Exercise requirements:
Extract the lines of the material below, beginning with the first and ending with the line that holds "import matplotlib.pyplot as plt". Skip every picture.

Material:
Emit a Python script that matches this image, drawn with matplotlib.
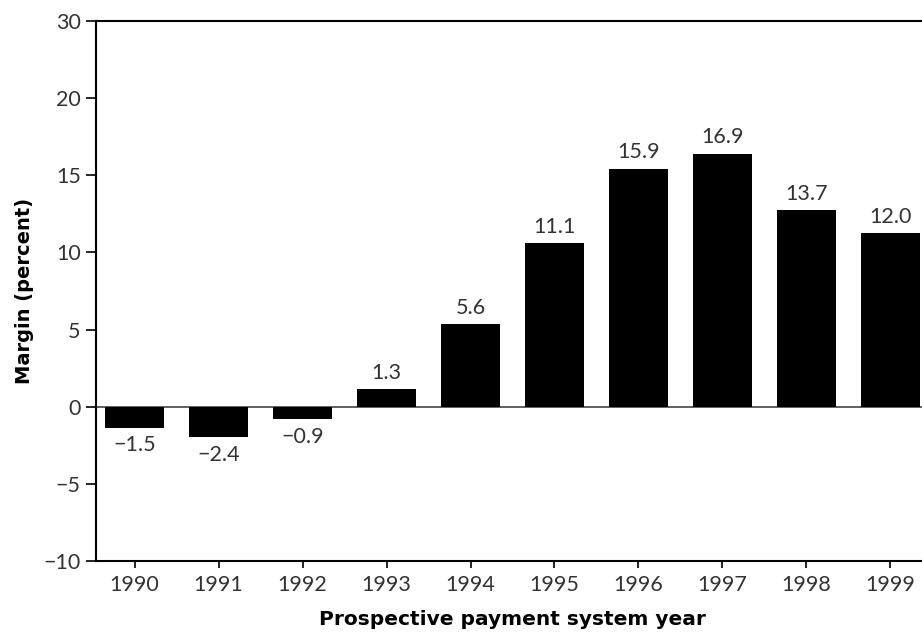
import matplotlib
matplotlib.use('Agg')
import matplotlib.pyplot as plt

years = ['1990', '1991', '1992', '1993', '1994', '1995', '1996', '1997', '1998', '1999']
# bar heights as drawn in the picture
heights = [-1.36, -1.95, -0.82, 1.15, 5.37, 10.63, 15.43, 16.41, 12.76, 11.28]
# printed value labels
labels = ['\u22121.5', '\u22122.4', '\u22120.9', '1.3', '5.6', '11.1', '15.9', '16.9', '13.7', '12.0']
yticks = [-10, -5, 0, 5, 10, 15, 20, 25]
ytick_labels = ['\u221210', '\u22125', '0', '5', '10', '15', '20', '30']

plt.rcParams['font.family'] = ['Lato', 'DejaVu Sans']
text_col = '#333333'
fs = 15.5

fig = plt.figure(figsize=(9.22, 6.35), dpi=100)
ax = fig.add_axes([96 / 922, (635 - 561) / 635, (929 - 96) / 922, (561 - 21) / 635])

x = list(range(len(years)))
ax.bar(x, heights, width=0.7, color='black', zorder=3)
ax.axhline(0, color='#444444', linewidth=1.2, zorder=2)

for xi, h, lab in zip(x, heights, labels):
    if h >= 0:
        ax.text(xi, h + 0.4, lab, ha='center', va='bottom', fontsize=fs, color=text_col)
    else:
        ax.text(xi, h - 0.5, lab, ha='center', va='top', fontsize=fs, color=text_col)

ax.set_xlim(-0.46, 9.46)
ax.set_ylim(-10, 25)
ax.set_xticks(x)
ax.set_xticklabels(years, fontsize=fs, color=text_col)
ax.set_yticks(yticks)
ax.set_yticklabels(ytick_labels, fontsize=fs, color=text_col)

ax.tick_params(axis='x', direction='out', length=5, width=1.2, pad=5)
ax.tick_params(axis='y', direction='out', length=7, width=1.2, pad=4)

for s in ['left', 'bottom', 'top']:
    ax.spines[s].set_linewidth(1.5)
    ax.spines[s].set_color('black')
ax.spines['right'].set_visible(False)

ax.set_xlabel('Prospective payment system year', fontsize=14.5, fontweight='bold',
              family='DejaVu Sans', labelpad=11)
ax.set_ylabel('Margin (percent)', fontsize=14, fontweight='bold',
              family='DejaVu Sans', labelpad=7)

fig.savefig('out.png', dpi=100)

Reply:
Emit a Python script that matches this image, drawn with matplotlib.
import matplotlib
matplotlib.use('Agg')
import matplotlib.pyplot as plt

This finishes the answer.